I was recently taking a stroll through the Roma Street gardens, a beautiful park just a short walk from the Brisbane CBD.
I stumbled upon the following brass plaque encased in sandstone and surrounded by lavender in bloom.
From a distance I could see the word “Apology” and naturally assumed it was in recognition of those dear indigenous children stolen from their parents because of a misguided government policy and ignorant social conscience.
But as I came nearer I was quite taken aback as the intended recipient of this apology was revealed.
The apology was to the children, mothers and fathers who suffered loss through another terrible mistake by bureaucrats in the past.
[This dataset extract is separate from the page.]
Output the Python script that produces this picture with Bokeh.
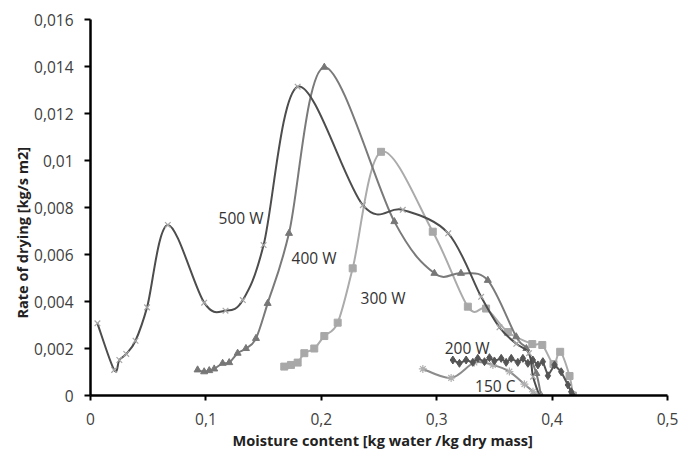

In 1950s, 60s and 70s Australia it was a socially unacceptable thing for a single mother to keep her child after birth. The whole idea of a woman giving birth to a child out of wedlock or even worse without a known father was considered abhorrent by the church (which cut much sway at that time) and society in general. Women who fell pregnant were considered sexually promiscuous, morally loose and definitely not contenders for motherhood. The social stigma an unwed mother faced was enormous and government support non existent.
So thousands of children were removed from their parents and many of those children grew up with feelings of loss, confusion about their identity, and fear of abandonment.
I know this for a fact, I was one of those children.
I need parents with adopted children to understand that separation and divorce is taken very hard by adopted children and the approach you take as you prepare to part ways needs to take that into consideration.
We like to hark on about how the Family Law Act wants all parties concerned to treat as important “the best interests of the child”.
But the thing is, for many adopted children your separation is another act of abandonment and can have a lasting affect on a child already struggling with identity.
Stability, family and love are at the very core of many adoptees’ concerns. When you are devising a post separation parenting plan do everything you can to help your adopted child deal with their emotions, fears and frustrations.
You may chose not to be spouses or partners forever but you need to do everything you can to ensure their worries and feelings are mitigated.
Finally, with my own story, I wanted to give you a happy ending.
I met my birth mum in 2000 and we have been like peas in a pod ever since.
In a way I feel I have finally come…home.